◆ **TASK REQUIREMENTS**:
Output every line below exactly.

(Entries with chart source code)
------------------------------
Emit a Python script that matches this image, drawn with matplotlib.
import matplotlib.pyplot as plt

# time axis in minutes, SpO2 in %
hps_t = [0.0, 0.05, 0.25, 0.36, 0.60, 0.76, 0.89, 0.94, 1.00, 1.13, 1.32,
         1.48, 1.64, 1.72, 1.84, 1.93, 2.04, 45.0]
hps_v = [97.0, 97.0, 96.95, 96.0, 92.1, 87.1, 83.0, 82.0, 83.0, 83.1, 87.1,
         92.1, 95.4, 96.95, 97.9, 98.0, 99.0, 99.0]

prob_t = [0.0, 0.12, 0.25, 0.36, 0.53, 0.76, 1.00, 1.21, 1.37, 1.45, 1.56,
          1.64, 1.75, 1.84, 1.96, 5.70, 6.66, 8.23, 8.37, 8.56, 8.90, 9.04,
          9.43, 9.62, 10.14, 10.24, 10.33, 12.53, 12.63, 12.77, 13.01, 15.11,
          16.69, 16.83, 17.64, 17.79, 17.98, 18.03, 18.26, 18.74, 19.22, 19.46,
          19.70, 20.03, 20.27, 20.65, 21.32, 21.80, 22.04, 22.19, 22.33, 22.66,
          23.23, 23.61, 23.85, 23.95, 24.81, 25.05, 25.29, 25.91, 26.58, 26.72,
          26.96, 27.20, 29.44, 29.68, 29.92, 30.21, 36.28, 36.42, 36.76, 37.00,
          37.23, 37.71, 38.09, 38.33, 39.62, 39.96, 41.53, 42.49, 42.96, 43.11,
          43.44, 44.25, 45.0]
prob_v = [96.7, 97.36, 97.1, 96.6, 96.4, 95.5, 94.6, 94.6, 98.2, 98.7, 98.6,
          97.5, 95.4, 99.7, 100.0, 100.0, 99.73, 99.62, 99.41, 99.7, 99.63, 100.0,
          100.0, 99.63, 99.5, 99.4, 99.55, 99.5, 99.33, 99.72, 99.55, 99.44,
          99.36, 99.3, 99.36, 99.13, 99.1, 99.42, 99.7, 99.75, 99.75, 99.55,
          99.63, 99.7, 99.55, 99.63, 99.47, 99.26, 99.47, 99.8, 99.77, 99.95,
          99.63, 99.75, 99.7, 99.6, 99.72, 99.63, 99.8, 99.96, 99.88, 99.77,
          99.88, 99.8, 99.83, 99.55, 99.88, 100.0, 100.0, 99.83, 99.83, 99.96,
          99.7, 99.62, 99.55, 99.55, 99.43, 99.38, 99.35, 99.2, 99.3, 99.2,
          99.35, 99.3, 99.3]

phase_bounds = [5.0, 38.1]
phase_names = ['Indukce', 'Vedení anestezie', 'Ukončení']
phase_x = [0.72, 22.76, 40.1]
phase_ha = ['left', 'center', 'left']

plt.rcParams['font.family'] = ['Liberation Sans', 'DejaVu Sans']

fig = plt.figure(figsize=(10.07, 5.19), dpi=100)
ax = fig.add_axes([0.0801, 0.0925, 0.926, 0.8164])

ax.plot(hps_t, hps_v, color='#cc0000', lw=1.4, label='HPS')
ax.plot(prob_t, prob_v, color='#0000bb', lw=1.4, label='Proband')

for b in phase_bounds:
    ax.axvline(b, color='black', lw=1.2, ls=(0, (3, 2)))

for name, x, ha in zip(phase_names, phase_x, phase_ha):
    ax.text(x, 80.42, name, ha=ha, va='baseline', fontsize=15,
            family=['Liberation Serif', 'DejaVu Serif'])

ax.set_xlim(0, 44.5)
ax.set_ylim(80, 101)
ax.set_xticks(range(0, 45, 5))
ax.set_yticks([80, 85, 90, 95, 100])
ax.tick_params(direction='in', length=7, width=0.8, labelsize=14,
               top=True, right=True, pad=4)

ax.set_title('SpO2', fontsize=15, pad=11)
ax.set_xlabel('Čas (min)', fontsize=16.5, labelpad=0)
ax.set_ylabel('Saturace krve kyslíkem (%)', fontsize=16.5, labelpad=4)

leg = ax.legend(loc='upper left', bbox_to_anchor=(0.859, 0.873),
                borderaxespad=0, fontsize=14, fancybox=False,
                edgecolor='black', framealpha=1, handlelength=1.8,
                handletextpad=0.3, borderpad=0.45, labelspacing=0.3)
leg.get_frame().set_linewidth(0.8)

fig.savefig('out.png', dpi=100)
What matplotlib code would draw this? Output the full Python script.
------------------------------
◆ **WRITTEN RESPONSE**:
Emit a Python script that matches this image, drawn with matplotlib.
import matplotlib.pyplot as plt

# time axis in minutes, SpO2 in %
hps_t = [0.0, 0.05, 0.25, 0.36, 0.60, 0.76, 0.89, 0.94, 1.00, 1.13, 1.32,
         1.48, 1.64, 1.72, 1.84, 1.93, 2.04, 45.0]
hps_v = [97.0, 97.0, 96.95, 96.0, 92.1, 87.1, 83.0, 82.0, 83.0, 83.1, 87.1,
         92.1, 95.4, 96.95, 97.9, 98.0, 99.0, 99.0]

prob_t = [0.0, 0.12, 0.25, 0.36, 0.53, 0.76, 1.00, 1.21, 1.37, 1.45, 1.56,
          1.64, 1.75, 1.84, 1.96, 5.70, 6.66, 8.23, 8.37, 8.56, 8.90, 9.04,
          9.43, 9.62, 10.14, 10.24, 10.33, 12.53, 12.63, 12.77, 13.01, 15.11,
          16.69, 16.83, 17.64, 17.79, 17.98, 18.03, 18.26, 18.74, 19.22, 19.46,
          19.70, 20.03, 20.27, 20.65, 21.32, 21.80, 22.04, 22.19, 22.33, 22.66,
          23.23, 23.61, 23.85, 23.95, 24.81, 25.05, 25.29, 25.91, 26.58, 26.72,
          26.96, 27.20, 29.44, 29.68, 29.92, 30.21, 36.28, 36.42, 36.76, 37.00,
          37.23, 37.71, 38.09, 38.33, 39.62, 39.96, 41.53, 42.49, 42.96, 43.11,
          43.44, 44.25, 45.0]
prob_v = [96.7, 97.36, 97.1, 96.6, 96.4, 95.5, 94.6, 94.6, 98.2, 98.7, 98.6,
          97.5, 95.4, 99.7, 100.0, 100.0, 99.73, 99.62, 99.41, 99.7, 99.63, 100.0,
          100.0, 99.63, 99.5, 99.4, 99.55, 99.5, 99.33, 99.72, 99.55, 99.44,
          99.36, 99.3, 99.36, 99.13, 99.1, 99.42, 99.7, 99.75, 99.75, 99.55,
          99.63, 99.7, 99.55, 99.63, 99.47, 99.26, 99.47, 99.8, 99.77, 99.95,
          99.63, 99.75, 99.7, 99.6, 99.72, 99.63, 99.8, 99.96, 99.88, 99.77,
          99.88, 99.8, 99.83, 99.55, 99.88, 100.0, 100.0, 99.83, 99.83, 99.96,
          99.7, 99.62, 99.55, 99.55, 99.43, 99.38, 99.35, 99.2, 99.3, 99.2,
          99.35, 99.3, 99.3]

phase_bounds = [5.0, 38.1]
phase_names = ['Indukce', 'Vedení anestezie', 'Ukončení']
phase_x = [0.72, 22.76, 40.1]
phase_ha = ['left', 'center', 'left']

plt.rcParams['font.family'] = ['Liberation Sans', 'DejaVu Sans']

fig = plt.figure(figsize=(10.07, 5.19), dpi=100)
ax = fig.add_axes([0.0801, 0.0925, 0.926, 0.8164])

ax.plot(hps_t, hps_v, color='#cc0000', lw=1.4, label='HPS')
ax.plot(prob_t, prob_v, color='#0000bb', lw=1.4, label='Proband')

for b in phase_bounds:
    ax.axvline(b, color='black', lw=1.2, ls=(0, (3, 2)))

for name, x, ha in zip(phase_names, phase_x, phase_ha):
    ax.text(x, 80.42, name, ha=ha, va='baseline', fontsize=15,
            family=['Liberation Serif', 'DejaVu Serif'])

ax.set_xlim(0, 44.5)
ax.set_ylim(80, 101)
ax.set_xticks(range(0, 45, 5))
ax.set_yticks([80, 85, 90, 95, 100])
ax.tick_params(direction='in', length=7, width=0.8, labelsize=14,
               top=True, right=True, pad=4)

ax.set_title('SpO2', fontsize=15, pad=11)
ax.set_xlabel('Čas (min)', fontsize=16.5, labelpad=0)
ax.set_ylabel('Saturace krve kyslíkem (%)', fontsize=16.5, labelpad=4)

leg = ax.legend(loc='upper left', bbox_to_anchor=(0.859, 0.873),
                borderaxespad=0, fontsize=14, fancybox=False,
                edgecolor='black', framealpha=1, handlelength=1.8,
                handletextpad=0.3, borderpad=0.45, labelspacing=0.3)
leg.get_frame().set_linewidth(0.8)

fig.savefig('out.png', dpi=100)
What matplotlib code would draw this? Output the full Python script.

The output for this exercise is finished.